It was a classic left-brain, right-brain conflict:
Enrique Martinez Celaya struggled as a graduate student at U.C. Berkeley – between a future in physics or art.
Art won out.
That’s because at an early age, as a refugee from Castro’s Cuba, he’d apprenticed to a painter in Spain.
“I had little interest in the art itself,” he says of that experience. “My life had been messy, moving around, and I looked to art to sort it out – to understand life and living and the choices I was making.”
He would move later to the states, plunging into physics at Cornell, and earning an undergraduate degree. Then it was on to Berkeley and a graduate degree in quantum electronics.
All the while, though, he was painting. “At Berkeley I was doing both,” he says. “I felt completely burned out, and set up a studio in Oakland.”
Eschewing a doctoral thesis from Berkeley, he earned his MFA in painting and sculpture from U.C. Santa Barbara. Then he set out for Florida, establishing a studio first in Del Ray Beach, and another in Miami’s Wynwood Art District.

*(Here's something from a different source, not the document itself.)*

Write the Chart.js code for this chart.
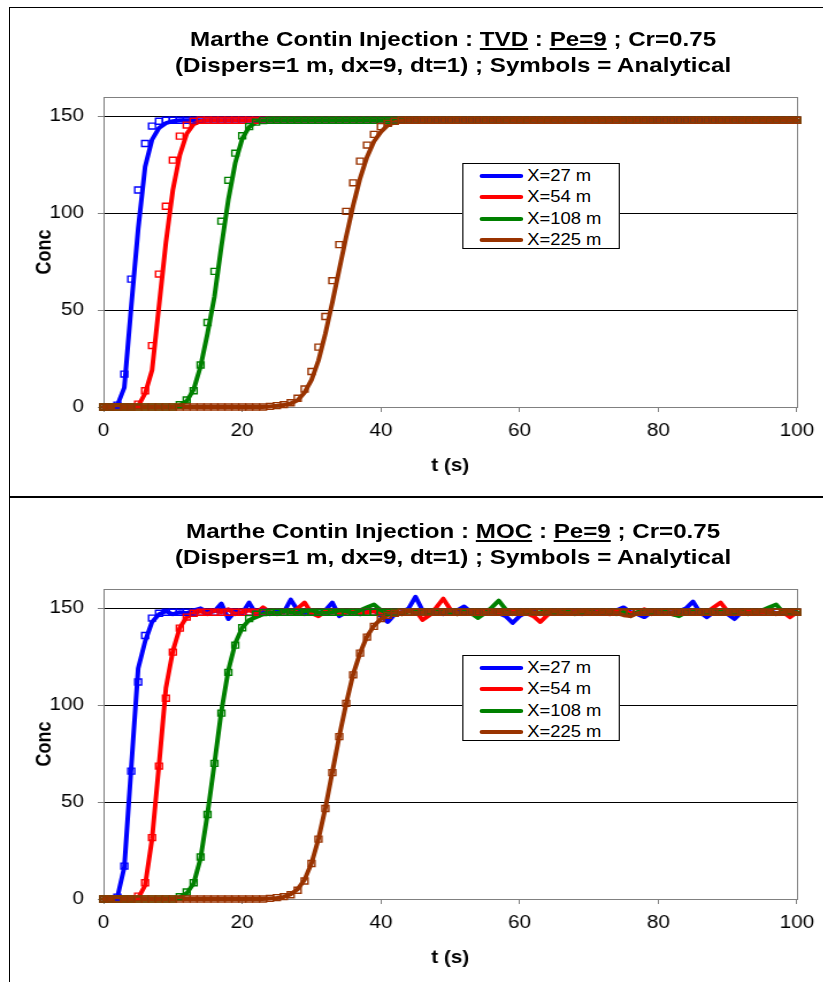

Now he’s back in Los Angeles, with a new, 15,000 square foot studio in a re-purposed Culver City warehouse, to house paintings that reflect his interest in the intersection of life, literature and philosophy.
“I’m not so interested in work about culture or whatever’s in The New York Times this week,” he says.
No. His art is a reflection on how he’s navigated the past – his successes, his near-misses and his regrets. “I’m working through a problem like I would in physics,” he says. “I feel like I’m accidentally in art – that I’m in the work to make better choices.”
On January 24, L.A. Louver Gallery, scheduled to show his work in April, is sponsoring a private party to preview his new gallery space.
Live music will be provided by – who else? – the Cowboy Junkies.